Knesset to Keep Track of Wholesale Food Prices

YERUSHALAYIM
An Israeli poultry farmer looks at thousands of chicken eggs that were to be destroyed after the lethal avian flu was discovered in one his chicken coops in the southern village of Ami Oz near the Gaza Strip, in March, 2006. (GALI TIBBON/AFP/Getty Images)
Eggs. (GALI TIBBON/AFP/Getty Images)

Farmers have long blamed the high food prices in Israel on manufacturers and middlemen, saying that they receive only a small percentage of the full cost of food products for their raw materials – and the government has decided to follow up on that complaint. In a discussion, Finance Ministry officials told the Knesset Economics Committee that they intended to demand answers from middlemen regarding how much they raised costs to either manufacturers or consumers, and why.
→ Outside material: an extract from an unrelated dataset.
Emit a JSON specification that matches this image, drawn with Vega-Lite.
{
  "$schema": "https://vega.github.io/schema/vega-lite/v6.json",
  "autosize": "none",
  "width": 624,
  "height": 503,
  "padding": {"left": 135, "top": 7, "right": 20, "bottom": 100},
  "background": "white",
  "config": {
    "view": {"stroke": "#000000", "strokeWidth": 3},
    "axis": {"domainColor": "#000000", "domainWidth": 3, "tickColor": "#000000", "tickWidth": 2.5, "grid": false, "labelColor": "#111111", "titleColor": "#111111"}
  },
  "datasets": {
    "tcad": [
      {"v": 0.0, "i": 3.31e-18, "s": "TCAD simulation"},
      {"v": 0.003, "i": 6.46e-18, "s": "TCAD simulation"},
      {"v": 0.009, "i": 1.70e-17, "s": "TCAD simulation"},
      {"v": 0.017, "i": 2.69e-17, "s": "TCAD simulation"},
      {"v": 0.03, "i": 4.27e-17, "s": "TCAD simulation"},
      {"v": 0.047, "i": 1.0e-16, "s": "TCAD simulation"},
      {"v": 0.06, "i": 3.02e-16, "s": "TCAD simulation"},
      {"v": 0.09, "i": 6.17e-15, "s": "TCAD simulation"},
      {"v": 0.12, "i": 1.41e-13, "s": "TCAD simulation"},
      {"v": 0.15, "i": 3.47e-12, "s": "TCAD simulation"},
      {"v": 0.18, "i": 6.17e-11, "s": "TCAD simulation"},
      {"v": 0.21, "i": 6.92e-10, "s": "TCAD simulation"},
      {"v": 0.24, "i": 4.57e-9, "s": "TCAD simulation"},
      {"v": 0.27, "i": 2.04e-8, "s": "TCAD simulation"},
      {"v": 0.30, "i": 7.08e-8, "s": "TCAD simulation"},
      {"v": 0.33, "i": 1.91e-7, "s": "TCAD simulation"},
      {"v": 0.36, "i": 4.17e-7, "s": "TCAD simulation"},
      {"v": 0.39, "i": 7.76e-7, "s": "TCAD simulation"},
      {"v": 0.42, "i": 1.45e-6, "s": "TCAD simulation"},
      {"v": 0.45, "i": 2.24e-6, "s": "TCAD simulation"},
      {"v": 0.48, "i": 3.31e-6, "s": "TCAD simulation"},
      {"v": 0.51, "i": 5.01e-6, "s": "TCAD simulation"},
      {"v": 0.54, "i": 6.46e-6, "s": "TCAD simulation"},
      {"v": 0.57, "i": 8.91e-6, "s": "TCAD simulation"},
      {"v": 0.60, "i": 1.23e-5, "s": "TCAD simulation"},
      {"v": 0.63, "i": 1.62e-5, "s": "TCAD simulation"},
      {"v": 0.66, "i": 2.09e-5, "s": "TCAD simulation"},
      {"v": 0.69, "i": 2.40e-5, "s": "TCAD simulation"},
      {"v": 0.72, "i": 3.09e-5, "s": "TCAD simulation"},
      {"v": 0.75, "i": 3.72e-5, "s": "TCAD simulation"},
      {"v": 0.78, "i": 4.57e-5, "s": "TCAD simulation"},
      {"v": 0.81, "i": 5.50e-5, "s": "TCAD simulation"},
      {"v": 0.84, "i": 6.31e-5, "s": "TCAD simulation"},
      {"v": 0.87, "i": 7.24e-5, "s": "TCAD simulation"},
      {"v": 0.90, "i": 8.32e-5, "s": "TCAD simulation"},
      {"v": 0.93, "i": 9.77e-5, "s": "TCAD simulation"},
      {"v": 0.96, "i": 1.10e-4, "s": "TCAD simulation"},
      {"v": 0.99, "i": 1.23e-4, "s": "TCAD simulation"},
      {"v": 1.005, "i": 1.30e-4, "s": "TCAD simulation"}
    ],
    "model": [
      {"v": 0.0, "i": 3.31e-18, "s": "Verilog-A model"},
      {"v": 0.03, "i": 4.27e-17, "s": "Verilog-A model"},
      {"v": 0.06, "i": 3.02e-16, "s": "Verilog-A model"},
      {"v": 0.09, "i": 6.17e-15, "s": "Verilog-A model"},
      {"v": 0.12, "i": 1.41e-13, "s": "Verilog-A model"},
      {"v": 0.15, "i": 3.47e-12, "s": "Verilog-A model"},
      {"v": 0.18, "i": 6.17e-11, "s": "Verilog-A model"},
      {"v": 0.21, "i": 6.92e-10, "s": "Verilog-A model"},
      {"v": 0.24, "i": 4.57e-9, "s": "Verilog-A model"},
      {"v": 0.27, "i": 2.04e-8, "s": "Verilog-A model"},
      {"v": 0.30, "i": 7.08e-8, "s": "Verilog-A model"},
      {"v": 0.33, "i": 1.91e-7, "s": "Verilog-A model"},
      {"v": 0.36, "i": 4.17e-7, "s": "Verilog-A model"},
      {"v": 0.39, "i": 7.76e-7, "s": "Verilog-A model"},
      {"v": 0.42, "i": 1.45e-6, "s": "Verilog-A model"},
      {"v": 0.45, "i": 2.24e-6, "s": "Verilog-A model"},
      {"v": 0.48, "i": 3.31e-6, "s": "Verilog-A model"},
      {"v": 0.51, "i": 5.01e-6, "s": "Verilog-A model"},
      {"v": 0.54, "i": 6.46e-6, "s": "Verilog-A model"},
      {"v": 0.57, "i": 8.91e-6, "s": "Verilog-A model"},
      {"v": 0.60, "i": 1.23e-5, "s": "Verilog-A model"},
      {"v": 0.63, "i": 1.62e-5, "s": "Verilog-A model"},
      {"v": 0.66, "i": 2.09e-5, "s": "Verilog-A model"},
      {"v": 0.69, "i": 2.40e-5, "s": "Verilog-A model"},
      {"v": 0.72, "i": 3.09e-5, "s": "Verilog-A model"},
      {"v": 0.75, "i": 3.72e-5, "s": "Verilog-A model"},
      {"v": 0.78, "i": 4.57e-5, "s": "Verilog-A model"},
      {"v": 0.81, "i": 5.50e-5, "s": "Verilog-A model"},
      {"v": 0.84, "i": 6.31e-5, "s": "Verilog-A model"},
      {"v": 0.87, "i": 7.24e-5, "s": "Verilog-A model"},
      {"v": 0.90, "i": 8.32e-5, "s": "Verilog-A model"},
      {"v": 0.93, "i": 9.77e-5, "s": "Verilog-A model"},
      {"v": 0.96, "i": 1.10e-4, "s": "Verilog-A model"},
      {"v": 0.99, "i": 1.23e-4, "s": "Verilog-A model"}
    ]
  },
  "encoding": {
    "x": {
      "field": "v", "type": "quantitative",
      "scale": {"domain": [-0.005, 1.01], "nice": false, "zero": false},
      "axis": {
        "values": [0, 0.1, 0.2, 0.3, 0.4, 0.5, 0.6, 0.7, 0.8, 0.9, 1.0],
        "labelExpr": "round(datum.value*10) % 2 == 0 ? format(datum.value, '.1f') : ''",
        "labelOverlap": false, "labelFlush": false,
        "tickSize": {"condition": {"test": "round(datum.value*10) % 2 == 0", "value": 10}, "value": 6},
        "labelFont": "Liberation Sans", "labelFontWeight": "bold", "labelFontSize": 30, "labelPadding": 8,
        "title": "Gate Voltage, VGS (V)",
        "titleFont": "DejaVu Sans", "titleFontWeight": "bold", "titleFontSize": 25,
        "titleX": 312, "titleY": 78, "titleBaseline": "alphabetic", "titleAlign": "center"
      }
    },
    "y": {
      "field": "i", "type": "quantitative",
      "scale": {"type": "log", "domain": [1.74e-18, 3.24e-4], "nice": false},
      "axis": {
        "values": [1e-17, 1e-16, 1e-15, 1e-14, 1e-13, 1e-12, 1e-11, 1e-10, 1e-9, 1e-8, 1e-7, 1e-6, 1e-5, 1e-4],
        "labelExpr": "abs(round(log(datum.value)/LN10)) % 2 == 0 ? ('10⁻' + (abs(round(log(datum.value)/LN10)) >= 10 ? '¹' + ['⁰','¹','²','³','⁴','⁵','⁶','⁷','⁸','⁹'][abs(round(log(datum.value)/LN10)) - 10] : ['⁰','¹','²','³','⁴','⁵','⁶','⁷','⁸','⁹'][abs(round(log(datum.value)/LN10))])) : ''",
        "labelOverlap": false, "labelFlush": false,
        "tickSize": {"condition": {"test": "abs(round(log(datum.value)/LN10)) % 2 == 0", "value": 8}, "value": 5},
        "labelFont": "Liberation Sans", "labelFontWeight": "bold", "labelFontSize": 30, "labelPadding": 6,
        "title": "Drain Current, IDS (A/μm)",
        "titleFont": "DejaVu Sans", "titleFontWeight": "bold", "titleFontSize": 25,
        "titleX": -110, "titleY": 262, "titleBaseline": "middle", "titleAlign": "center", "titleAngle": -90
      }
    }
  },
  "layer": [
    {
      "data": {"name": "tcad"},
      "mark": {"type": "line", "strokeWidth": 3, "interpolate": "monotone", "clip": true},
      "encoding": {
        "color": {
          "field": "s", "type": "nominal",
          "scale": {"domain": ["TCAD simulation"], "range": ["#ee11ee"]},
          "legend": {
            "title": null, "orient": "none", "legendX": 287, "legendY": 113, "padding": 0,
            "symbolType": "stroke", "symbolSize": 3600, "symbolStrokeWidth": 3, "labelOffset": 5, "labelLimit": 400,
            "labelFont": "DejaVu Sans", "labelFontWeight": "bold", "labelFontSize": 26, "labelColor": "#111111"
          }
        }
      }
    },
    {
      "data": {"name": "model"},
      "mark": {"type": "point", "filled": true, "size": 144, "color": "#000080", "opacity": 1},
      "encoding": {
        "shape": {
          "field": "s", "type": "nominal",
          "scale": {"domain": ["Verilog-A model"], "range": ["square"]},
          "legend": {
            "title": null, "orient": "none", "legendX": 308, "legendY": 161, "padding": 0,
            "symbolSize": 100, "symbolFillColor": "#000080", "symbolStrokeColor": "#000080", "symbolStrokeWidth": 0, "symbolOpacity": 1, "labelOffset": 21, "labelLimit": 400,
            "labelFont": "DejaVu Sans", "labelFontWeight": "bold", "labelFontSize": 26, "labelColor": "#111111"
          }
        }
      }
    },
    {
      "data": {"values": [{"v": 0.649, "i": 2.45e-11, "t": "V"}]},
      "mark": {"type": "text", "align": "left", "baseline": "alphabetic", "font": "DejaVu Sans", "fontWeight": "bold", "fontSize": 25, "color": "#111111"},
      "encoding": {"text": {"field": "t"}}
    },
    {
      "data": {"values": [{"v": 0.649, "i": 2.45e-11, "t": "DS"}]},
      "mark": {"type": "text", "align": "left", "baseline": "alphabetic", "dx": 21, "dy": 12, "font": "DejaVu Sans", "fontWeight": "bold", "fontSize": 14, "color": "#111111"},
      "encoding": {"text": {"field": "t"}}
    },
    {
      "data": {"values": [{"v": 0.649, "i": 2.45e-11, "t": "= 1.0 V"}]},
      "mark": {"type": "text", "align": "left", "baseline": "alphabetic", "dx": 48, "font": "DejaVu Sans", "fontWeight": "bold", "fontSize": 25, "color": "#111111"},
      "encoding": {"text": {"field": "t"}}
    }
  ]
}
Data on the cost of fruits, vegetables, grains, milk and other farm produce will be provided by farmers to a unit of the Finance Ministry, whose job it will be to keep track of prices, the officials said. Price data on each category of produce will be recorded at each stage of sale and production – from farmers to wholesalers, from wholesalers to retailers and/or manufacturers, and finally to the consumer. The Ministry will issue a report determining where price hikes took place, and the government will reserve the right to investigate why prices rose at a particular point in the process.

The discussion took place in the context of attempts by the Ministry to reduce import duties on imported food items. The Ministry had planned to dramatically increase the amount of fresh meat that could be imported into Israel duty free, in the hopes that this would drive consumer prices down, but Israeli producers, most notably Tnuva, threatened to stop their own production if the move was implemented.

Yet something needs to be done, Ministry officials told the Committee. Food prices for meat, dairy and fish are on average 22 percent higher in Israel than in Europe, and experience has shown that allowing imports in the food business indeed increases competition and reduces prices.

Committee chairman MK Eitan Cabel (Zionist Camp) said that the problem was not producer prices, “but those who corner the market and take the opportunity to extort huge sums from hapless consumers.” With that, he said, the government’s legitimate war on high prices “cannot come at the price of ruining farmers. However, we have come to a point where the concept of a ‘family farm’ is nearly a thing of the past. We need to decide what kind of agriculture we want in Israel.”